Note: I have moved far away from this technique, and then back towards it. I'll have to make a new rant sometime, to reflect the changes in my methods and the technology available.
Rant 05 - Coloring Tutorial
Ok, first things first- draw it, ink it, scan it. For this method it is very important that you ink in your lines. My particular style of drawing no longer involves pencils (which can be a problem), so I'm always inked- but if you use pencils, ink in the stuff you want to keep to the final and erase the rest.
Once scanned into Photoshop, duplicate the original layer and set it on top, to "Multiply". What this'll do is make the dark pixels (the inked lines) show through and the lighter pixels vanish. In a nutshell, all you've got is lines.
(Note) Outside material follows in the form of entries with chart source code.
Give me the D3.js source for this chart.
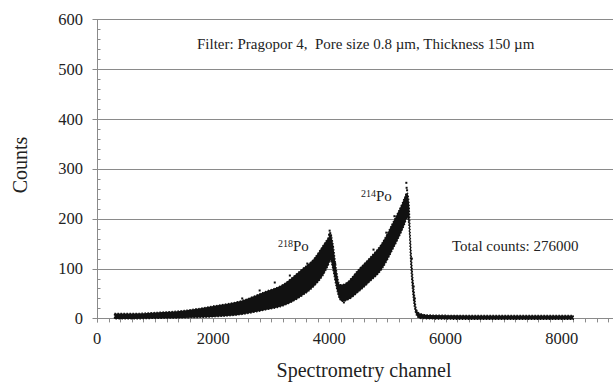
<!DOCTYPE html>
<html><head><meta charset="utf-8">
<script src="https://cdn.jsdelivr.net/npm/d3@7"></script>
<style>body{margin:0;background:#fff}svg{display:block}text{font-family:"Liberation Serif","Times New Roman",serif;fill:#222;white-space:pre}</style>
</head><body><div id="chart"></div>
<script>
// Spectrum band: channel, lower and upper edge of the dense point cloud (counts)
const channels = [300, 600, 1000, 1500, 2000, 2500, 2900, 3200, 3500, 3750, 3900, 3980, 4020, 4060, 4120, 4180, 4230, 4300, 4500, 4700, 4900, 5100, 5250, 5300, 5340, 5370, 5400, 5430, 5460, 5500, 5560, 5700, 6500, 7500, 8200];
const lower    = [1,   1,   2,    3,    5,    10,   19,   27,   45,   68,   90,   108,  118,  100,  64,   40,   36,   38,   55,   76,   100,  142,  178,  192,  204,  188,  112,  60,   28,   8,    2,    1,    0,    0,    0];
const upper    = [8,   8,   10,   14,   23,   34,   52,   66,   94,   120,  146,  160,  167,  150,  97,   66,   66,   70,   96,   120,  148,  192,  228,  242,  250,  232,  150,  92,   52,   16,   8,    5,    4,    4,    4];
// Sparse outlying points
const outX = [4005, 4015, 4030, 3995, 5325, 5330, 5338, 5320, 5310, 5120, 4980, 4760, 3620, 3320, 3060, 2800, 2500, 4250, 4380, 4100, 5450, 5470, 5420];
const outY = [176, 171, 166, 168, 272, 262, 257, 248, 240, 205, 172, 138, 110, 86, 72, 56, 40, 32, 78, 110, 64, 40, 120];
// Axes
const xTicks = [0, 2000, 4000, 6000, 8000];
const yTicks = [0, 100, 200, 300, 400, 500, 600];
const labels = {
  title: "Filter: Pragopor 4,  Pore size 0.8 \u00b5m, Thickness 150 \u00b5m",
  total: "Total counts: 276000",
  xTitle: "Spectrometry channel",
  yTitle: "Counts"
};

const W = 613, H = 385;
const svg = d3.select("#chart").append("svg").attr("width", W).attr("height", H);
const x = d3.scaleLinear().domain([0, 9000]).range([97, 619.8]);
const y = d3.scaleLinear().domain([0, 600]).range([318.4, 19.3]);
const gridColor = "#8a8a8a";

// gridlines
svg.append("g").selectAll("line").data(yTicks).join("line")
  .attr("x1", x(0)).attr("x2", W).attr("y1", d => Math.round(y(d)) + 0.5).attr("y2", d => Math.round(y(d)) + 0.5)
  .attr("stroke", gridColor).attr("stroke-width", 1);

// y minor ticks (inside)
const yMinor = d3.range(0, 601, 20).filter(v => v % 100 !== 0);
svg.append("g").selectAll("line").data(yMinor).join("line")
  .attr("x1", x(0)).attr("x2", x(0) + 3.5).attr("y1", d => Math.round(y(d)) + 0.5).attr("y2", d => Math.round(y(d)) + 0.5)
  .attr("stroke", gridColor);
// y major ticks (outside)
svg.append("g").selectAll("line").data(yTicks).join("line")
  .attr("x1", x(0) - 4.5).attr("x2", x(0)).attr("y1", d => Math.round(y(d)) + 0.5).attr("y2", d => Math.round(y(d)) + 0.5)
  .attr("stroke", gridColor);
// x ticks (outside, every 200)
const xMinor = d3.range(0, 9001, 200);
svg.append("g").selectAll("line").data(xMinor).join("line")
  .attr("x1", d => Math.round(x(d)) + 0.5).attr("x2", d => Math.round(x(d)) + 0.5)
  .attr("y1", y(0)).attr("y2", y(0) + 4)
  .attr("stroke", gridColor);
// y axis line
svg.append("line").attr("x1", Math.round(x(0)) + 0.5).attr("x2", Math.round(x(0)) + 0.5)
  .attr("y1", y(600)).attr("y2", y(0) + 4).attr("stroke", gridColor);

// data band
const band = channels.map((c, i) => ({c, lo: lower[i], hi: upper[i]}));
svg.append("path").datum(band)
  .attr("d", d3.area().x(d => x(d.c)).y0(d => y(d.lo) + 1).y1(d => y(d.hi) - 1).curve(d3.curveMonotoneX))
  .attr("fill", "#111").attr("stroke", "#111").attr("stroke-width", 1.2)
  .attr("stroke-dasharray", "1.5 1.5");
svg.append("g").selectAll("rect").data(outX.map((c, i) => ({c, v: outY[i]}))).join("rect")
  .attr("x", d => x(d.c) - 1).attr("y", d => y(d.v) - 1).attr("width", 2).attr("height", 2).attr("fill", "#111");

// tick labels
svg.append("g").selectAll("text").data(yTicks).join("text")
  .attr("x", 83).attr("y", d => y(d) + 5.5).attr("text-anchor", "end").attr("font-size", 16.5).text(d => d);
svg.append("g").selectAll("text").data(xTicks).join("text")
  .attr("x", d => x(d)).attr("y", 344).attr("text-anchor", "middle").attr("font-size", 16.5).text(d => d);

// annotations
svg.append("text").attr("x", 197).attr("y", 49).attr("font-size", 15).text(labels.title);
svg.append("text").attr("x", 452).attr("y", 251).attr("font-size", 15).text(labels.total);
function isoLabel(px, py, mass) {
  const t = svg.append("text").attr("x", px).attr("y", py).attr("font-size", 15);
  t.append("tspan").attr("font-size", 10).attr("dy", -4).text(mass);
  t.append("tspan").attr("dy", 4).text("Po");
}
isoLabel(278, 251, "218");
isoLabel(361, 201, "214");

// axis titles
svg.append("text").attr("x", 364).attr("y", 377).attr("text-anchor", "middle").attr("font-size", 20).text(labels.xTitle);
svg.append("text").attr("transform", "translate(27,165) rotate(-90)").attr("text-anchor", "middle").attr("font-size", 20).text(labels.yTitle);
</script></body></html>
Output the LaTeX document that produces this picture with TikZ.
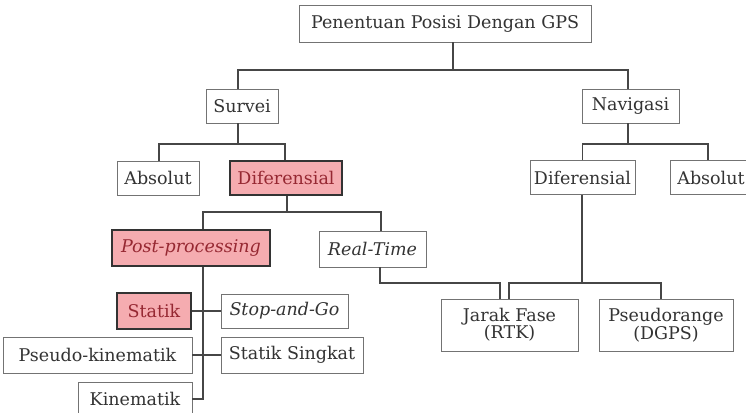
\documentclass[tikz,border=0pt]{standalone}
\usepackage{fontspec}
\setmainfont{DejaVu Serif}
\definecolor{boxpink}{RGB}{245,172,176}
\definecolor{darkred}{RGB}{150,40,50}
\definecolor{linegray}{RGB}{70,70,70}

\begin{document}
\begin{tikzpicture}[x=1pt, y=-1pt, every node/.style={font=\fontsize{17.5}{17}\selectfont, text=black!80},
    box/.style={draw=black!55, line width=0.8pt, inner sep=0pt, minimum height=34pt, fill=white, align=center},
    hilite/.style={box, draw=black!80, line width=2pt, fill=boxpink, text=darkred},
    conn/.style={draw=linegray, line width=1.4pt}]
      \useasboundingbox (0,0) rectangle (746,412);

      % Top level
      \node[box, minimum width=292pt, minimum height=37pt] (gps) at (445,23.5) {Penentuan Posisi Dengan GPS};
      \node[box, minimum width=72pt] (survei) at (242,106) {Survei};
      \node[box, minimum width=97pt] (navigasi) at (630.5,106) {Navigasi};

      % Second level
      \node[box, minimum width=82pt] (absL) at (158,178) {Absolut};
      \node[hilite, minimum width=112pt] (difL) at (286,178) {Diferensial};
      \node[box, minimum width=105pt] (difR) at (582.5,177.5) {Diferensial};
      \node[box, minimum width=81pt] (absR) at (711,177.5) {Absolut};

      % Survei branch
      \node[hilite, minimum width=158pt, minimum height=36pt] (post) at (191,248) {\itshape Post-processing};
      \node[box, minimum width=107pt, minimum height=36pt] (realtime) at (372.5,249) {\itshape Real-Time};
      \node[hilite, minimum width=74pt, minimum height=36pt] (statik) at (154,311) {Statik};
      \node[box, minimum width=127pt] (stopgo) at (284.5,311) {\itshape Stop-and-Go};
      \node[box, minimum width=189pt, minimum height=36pt] (pkin) at (97.5,355) {Pseudo-kinematik};
      \node[box, minimum width=142pt, minimum height=36pt] (singkat) at (292,355) {Statik Singkat};
      \node[box, minimum width=114pt] (kin) at (135,399) {Kinematik};

      % Navigasi branch
      \node[box, minimum width=137pt, minimum height=52pt] (jarak) at (509.5,325) {Jarak Fase\\(RTK)};
      \node[box, minimum width=134pt, minimum height=52pt] (pseudo) at (666,325) {Pseudorange\\(DGPS)};

      % Connectors
      \coordinate (j1) at (453,70);
      \draw[conn] (survei.north -| 238,0) |- (j1) -| (navigasi.north -| 628,0);
      \draw[conn] (j1) -- (gps.south -| j1);
      \coordinate (j2) at (238,144);
      \draw[conn] (absL.north -| 159,0) |- (j2) -| (difL.north -| 285,0);
      \draw[conn] (survei.south -| j2) -- (j2);
      \coordinate (j3) at (628,144);
      \draw[conn] (difR.north) |- (j3) -| (absR.north -| 708,0);
      \draw[conn] (navigasi.south -| j3) -- (j3);
      \coordinate (j4) at (287,212);
      \draw[conn] (post.north -| 203,0) |- (j4) -| (realtime.north -| 381,0);
      \draw[conn] (difL.south -| j4) -- (j4);
      \draw[conn] (post.south -| 203,0) |- (kin.east);
      \draw[conn] (statik) -- (stopgo);
      \draw[conn] (pkin) -- (singkat);
      \draw[conn] (realtime.south -| 380,0) |- (500,283) -- (jarak.north -| 500,0);
      \coordinate (j5) at (582,283);
      \draw[conn] (jarak.north -| 509,0) |- (j5) -| (pseudo.north -| 661,0);
      \draw[conn] (difR.south -| j5) -- (j5);
    \end{tikzpicture}
\end{document}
As you can see, there is also a blank layer in between. This layer is where the colors are going to go (well, this layer and many others). What you do now is use the magic wand tool and the lasso tools to select the blank areas on the top layer you want colored. Once you've got your selection made pretty well, use the "Expand" function (under Select) to add a couple of pixels- this will keep you from having those ugly little specs all around your linework.
Ahh, my sinister plan suddenly makes sense. Now you can paintbucket the desired color into your selection- on the blank layer (the one under the top layer).
Fast forward 13 minutes so I can get a bunch of new layers made (as seen below), holding colors for different parts of the subject. Be sure to have them on separate layers. They look kind of ugly and MSPaint-ish right now, but don't worry about that- so long as they're on separate layers we can fix that easily.
We fix them by playing with each layer's opacity and doing some shading with the burn tool. I love the burn tool. I did very light shading on this sketch (because it's a sketch), but you can use the burn tool to make some incredible shading, so long as you're willing to spend some time with it, very zoomed in. The results of my speed shading are below (I also added some more layers with colors I hadn't added before).
Little guy's starting to look good. If this was a project I was turning in, the next step would be to go through and do some highlights with the Dodge tool, and maybe add on some textures from my library. But texturing is a whole separate tutorial. All I've got left to do is flatten the layers and resize the whole image.
-Tentus
Note: I have moved far away from this technique, and then back towards it. I'll have to make a new rant sometime, to reflect the changes in my methods and the technology available.